## TASK REQUIREMENTS
Print, word for word, every line from the beginning of the listing up to and including the line with "const primaryEndpoint = 20". Pictures are to be excluded.

## DATA
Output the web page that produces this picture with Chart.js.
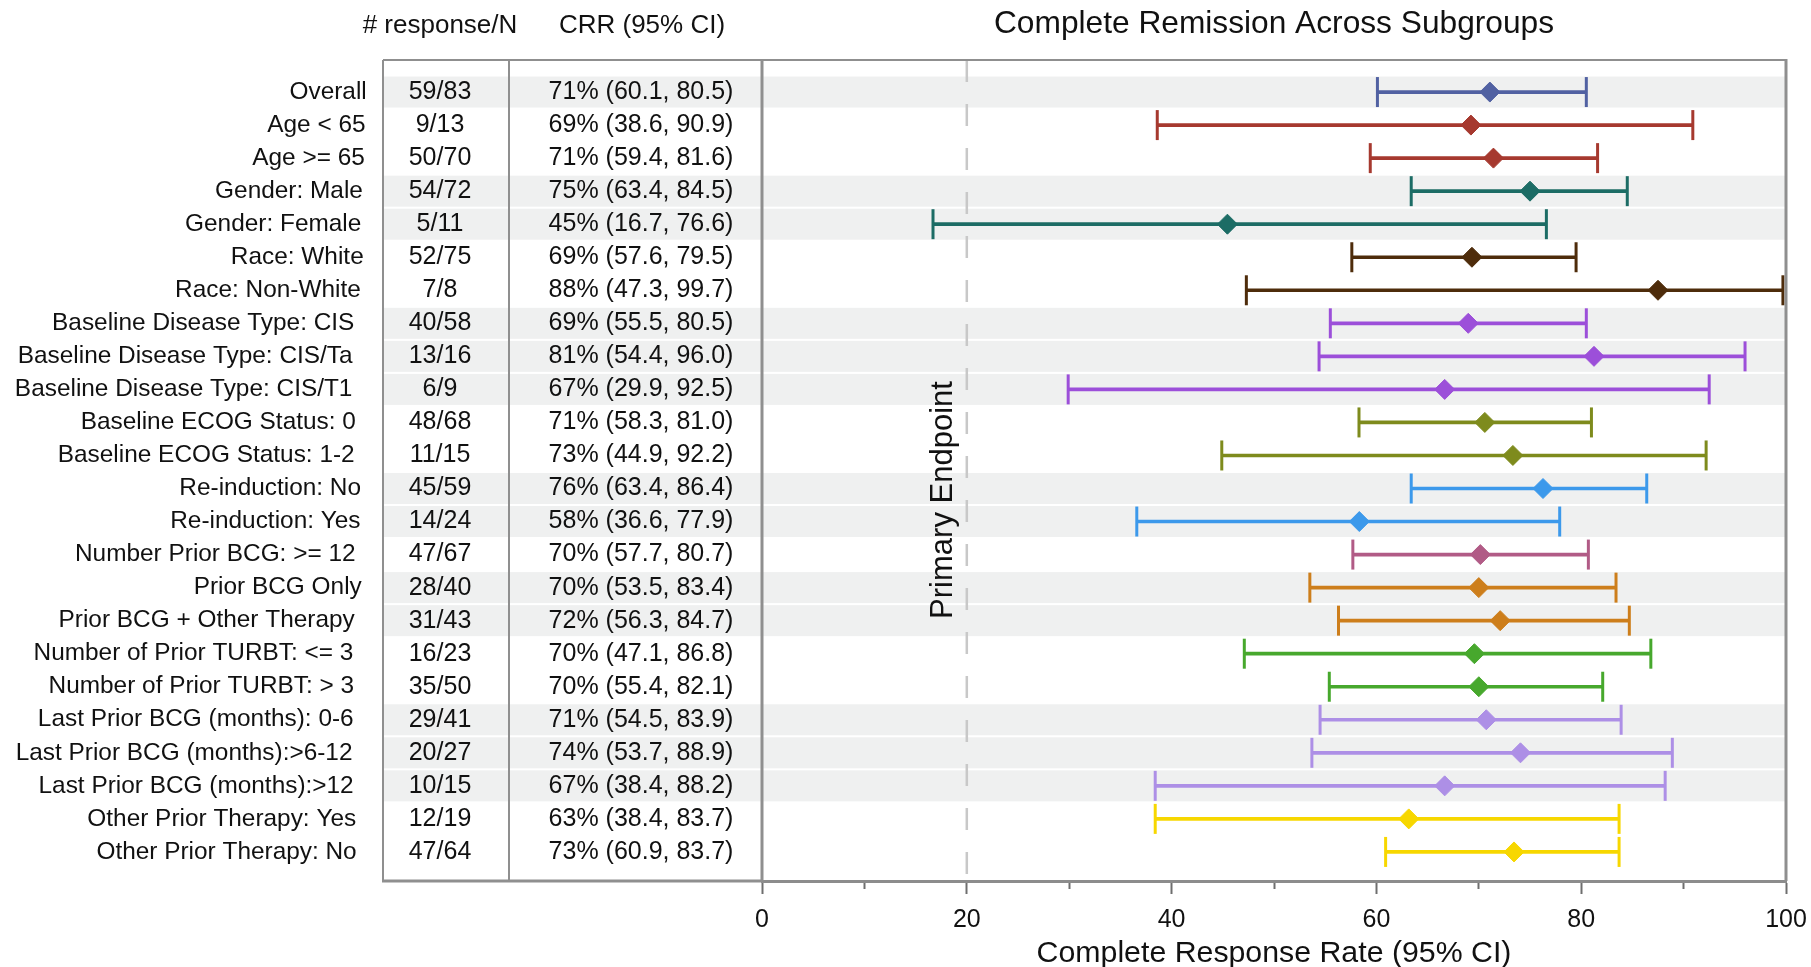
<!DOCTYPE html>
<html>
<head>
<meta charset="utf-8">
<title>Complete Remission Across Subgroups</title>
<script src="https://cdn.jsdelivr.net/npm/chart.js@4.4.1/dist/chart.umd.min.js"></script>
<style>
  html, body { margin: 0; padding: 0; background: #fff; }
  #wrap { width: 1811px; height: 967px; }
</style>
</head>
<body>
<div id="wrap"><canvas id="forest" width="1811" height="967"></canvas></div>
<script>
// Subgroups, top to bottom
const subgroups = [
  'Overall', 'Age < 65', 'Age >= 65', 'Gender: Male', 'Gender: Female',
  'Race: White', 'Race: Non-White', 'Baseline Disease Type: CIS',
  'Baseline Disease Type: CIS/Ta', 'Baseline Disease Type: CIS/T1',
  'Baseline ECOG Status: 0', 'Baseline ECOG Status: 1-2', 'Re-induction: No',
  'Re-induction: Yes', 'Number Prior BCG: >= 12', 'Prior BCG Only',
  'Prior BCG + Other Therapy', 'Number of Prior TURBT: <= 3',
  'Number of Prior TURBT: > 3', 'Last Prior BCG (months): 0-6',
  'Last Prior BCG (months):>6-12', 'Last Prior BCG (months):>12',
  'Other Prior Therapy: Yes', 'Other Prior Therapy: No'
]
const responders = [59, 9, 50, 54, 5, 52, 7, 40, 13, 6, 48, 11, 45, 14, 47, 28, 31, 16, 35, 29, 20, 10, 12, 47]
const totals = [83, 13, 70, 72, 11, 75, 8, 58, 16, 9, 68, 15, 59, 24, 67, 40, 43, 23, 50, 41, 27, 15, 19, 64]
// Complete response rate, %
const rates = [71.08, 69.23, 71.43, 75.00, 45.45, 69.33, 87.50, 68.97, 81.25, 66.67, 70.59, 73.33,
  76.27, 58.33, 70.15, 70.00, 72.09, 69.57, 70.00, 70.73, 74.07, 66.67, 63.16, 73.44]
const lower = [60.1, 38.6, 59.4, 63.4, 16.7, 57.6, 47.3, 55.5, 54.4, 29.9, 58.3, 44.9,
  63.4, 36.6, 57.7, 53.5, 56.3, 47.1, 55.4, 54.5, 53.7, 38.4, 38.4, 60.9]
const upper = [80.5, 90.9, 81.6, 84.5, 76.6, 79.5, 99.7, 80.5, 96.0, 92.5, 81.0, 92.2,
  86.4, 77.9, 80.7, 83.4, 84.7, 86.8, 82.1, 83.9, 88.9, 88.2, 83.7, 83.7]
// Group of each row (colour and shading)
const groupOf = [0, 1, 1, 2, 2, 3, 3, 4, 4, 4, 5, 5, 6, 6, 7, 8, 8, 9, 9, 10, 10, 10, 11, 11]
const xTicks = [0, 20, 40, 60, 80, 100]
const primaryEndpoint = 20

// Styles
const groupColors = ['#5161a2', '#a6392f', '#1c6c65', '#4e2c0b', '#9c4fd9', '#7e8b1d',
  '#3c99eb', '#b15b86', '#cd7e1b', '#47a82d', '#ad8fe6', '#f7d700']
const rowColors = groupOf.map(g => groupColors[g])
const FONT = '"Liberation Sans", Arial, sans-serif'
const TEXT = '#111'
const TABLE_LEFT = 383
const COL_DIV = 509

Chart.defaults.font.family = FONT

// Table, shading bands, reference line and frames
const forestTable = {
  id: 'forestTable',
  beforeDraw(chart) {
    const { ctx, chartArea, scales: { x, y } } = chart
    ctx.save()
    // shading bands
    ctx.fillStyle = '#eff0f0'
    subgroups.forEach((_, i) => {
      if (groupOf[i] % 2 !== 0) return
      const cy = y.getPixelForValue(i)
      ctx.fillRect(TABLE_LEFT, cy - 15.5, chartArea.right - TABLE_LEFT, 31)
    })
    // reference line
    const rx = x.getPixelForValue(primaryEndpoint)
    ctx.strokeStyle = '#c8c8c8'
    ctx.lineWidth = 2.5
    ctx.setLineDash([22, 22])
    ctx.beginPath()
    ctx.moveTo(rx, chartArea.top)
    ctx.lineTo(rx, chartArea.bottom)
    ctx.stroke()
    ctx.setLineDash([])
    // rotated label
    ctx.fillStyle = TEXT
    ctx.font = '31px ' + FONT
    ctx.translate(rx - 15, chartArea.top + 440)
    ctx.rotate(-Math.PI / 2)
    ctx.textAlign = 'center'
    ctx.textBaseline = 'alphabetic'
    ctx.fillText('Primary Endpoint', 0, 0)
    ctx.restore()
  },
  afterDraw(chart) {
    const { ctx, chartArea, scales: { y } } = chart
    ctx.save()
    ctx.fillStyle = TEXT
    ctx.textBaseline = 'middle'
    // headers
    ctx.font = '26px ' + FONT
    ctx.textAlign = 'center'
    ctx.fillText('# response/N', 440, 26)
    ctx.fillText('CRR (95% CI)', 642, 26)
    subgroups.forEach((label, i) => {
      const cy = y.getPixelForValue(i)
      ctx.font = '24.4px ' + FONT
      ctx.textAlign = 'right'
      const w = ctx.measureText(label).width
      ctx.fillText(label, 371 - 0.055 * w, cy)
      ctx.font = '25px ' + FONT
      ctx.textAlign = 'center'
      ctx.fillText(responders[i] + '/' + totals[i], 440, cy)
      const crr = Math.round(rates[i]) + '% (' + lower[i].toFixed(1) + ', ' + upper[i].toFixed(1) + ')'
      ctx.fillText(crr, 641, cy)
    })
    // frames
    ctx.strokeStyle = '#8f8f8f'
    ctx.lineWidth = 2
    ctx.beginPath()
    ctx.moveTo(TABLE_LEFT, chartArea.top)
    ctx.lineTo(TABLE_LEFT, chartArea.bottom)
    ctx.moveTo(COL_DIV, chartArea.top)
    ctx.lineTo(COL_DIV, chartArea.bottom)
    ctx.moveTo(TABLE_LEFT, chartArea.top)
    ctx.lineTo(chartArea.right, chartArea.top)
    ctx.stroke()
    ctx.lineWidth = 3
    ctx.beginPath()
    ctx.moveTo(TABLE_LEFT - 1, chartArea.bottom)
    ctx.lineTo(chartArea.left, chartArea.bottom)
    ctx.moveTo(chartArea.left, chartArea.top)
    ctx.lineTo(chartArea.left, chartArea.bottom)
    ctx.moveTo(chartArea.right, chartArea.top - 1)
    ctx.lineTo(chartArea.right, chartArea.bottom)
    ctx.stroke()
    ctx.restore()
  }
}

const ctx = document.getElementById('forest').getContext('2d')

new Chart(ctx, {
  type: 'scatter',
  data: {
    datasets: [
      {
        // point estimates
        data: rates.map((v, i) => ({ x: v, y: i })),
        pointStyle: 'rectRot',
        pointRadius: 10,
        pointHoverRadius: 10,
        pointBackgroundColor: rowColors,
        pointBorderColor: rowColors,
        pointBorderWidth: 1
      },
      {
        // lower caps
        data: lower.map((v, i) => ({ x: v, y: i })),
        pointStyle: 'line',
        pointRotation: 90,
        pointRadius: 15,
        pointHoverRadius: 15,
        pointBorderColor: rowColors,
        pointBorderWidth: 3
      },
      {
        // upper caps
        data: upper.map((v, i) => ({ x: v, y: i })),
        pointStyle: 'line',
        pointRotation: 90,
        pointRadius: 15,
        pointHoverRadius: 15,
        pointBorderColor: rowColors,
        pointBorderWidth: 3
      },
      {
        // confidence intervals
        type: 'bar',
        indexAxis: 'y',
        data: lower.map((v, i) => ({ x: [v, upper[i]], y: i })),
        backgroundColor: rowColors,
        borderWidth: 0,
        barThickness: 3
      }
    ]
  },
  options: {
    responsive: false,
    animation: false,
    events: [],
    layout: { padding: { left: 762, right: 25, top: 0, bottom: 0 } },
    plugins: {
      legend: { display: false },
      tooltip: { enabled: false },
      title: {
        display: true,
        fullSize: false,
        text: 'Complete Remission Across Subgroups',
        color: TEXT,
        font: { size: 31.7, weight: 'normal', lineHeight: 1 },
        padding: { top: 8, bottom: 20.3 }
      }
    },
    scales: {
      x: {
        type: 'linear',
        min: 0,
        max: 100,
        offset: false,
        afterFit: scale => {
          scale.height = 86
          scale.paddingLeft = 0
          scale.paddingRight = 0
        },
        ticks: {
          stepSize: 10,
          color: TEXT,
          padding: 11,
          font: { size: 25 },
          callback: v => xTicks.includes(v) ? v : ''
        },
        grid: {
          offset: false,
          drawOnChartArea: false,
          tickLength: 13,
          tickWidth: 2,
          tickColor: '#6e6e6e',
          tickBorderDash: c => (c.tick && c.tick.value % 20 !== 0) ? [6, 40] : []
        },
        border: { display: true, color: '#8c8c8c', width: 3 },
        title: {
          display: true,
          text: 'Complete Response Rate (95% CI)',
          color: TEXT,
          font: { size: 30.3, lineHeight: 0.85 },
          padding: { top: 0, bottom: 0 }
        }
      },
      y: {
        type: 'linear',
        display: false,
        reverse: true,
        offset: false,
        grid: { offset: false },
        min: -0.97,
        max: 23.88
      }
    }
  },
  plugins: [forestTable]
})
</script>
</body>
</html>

## FINAL RESULT
Output the web page that produces this picture with Chart.js.
<!DOCTYPE html>
<html>
<head>
<meta charset="utf-8">
<title>Complete Remission Across Subgroups</title>
<script src="https://cdn.jsdelivr.net/npm/chart.js@4.4.1/dist/chart.umd.min.js"></script>
<style>
  html, body { margin: 0; padding: 0; background: #fff; }
  #wrap { width: 1811px; height: 967px; }
</style>
</head>
<body>
<div id="wrap"><canvas id="forest" width="1811" height="967"></canvas></div>
<script>
// Subgroups, top to bottom
const subgroups = [
  'Overall', 'Age < 65', 'Age >= 65', 'Gender: Male', 'Gender: Female',
  'Race: White', 'Race: Non-White', 'Baseline Disease Type: CIS',
  'Baseline Disease Type: CIS/Ta', 'Baseline Disease Type: CIS/T1',
  'Baseline ECOG Status: 0', 'Baseline ECOG Status: 1-2', 'Re-induction: No',
  'Re-induction: Yes', 'Number Prior BCG: >= 12', 'Prior BCG Only',
  'Prior BCG + Other Therapy', 'Number of Prior TURBT: <= 3',
  'Number of Prior TURBT: > 3', 'Last Prior BCG (months): 0-6',
  'Last Prior BCG (months):>6-12', 'Last Prior BCG (months):>12',
  'Other Prior Therapy: Yes', 'Other Prior Therapy: No'
]
const responders = [59, 9, 50, 54, 5, 52, 7, 40, 13, 6, 48, 11, 45, 14, 47, 28, 31, 16, 35, 29, 20, 10, 12, 47]
const totals = [83, 13, 70, 72, 11, 75, 8, 58, 16, 9, 68, 15, 59, 24, 67, 40, 43, 23, 50, 41, 27, 15, 19, 64]
// Complete response rate, %
const rates = [71.08, 69.23, 71.43, 75.00, 45.45, 69.33, 87.50, 68.97, 81.25, 66.67, 70.59, 73.33,
  76.27, 58.33, 70.15, 70.00, 72.09, 69.57, 70.00, 70.73, 74.07, 66.67, 63.16, 73.44]
const lower = [60.1, 38.6, 59.4, 63.4, 16.7, 57.6, 47.3, 55.5, 54.4, 29.9, 58.3, 44.9,
  63.4, 36.6, 57.7, 53.5, 56.3, 47.1, 55.4, 54.5, 53.7, 38.4, 38.4, 60.9]
const upper = [80.5, 90.9, 81.6, 84.5, 76.6, 79.5, 99.7, 80.5, 96.0, 92.5, 81.0, 92.2,
  86.4, 77.9, 80.7, 83.4, 84.7, 86.8, 82.1, 83.9, 88.9, 88.2, 83.7, 83.7]
// Group of each row (colour and shading)
const groupOf = [0, 1, 1, 2, 2, 3, 3, 4, 4, 4, 5, 5, 6, 6, 7, 8, 8, 9, 9, 10, 10, 10, 11, 11]
const xTicks = [0, 20, 40, 60, 80, 100]
const primaryEndpoint = 20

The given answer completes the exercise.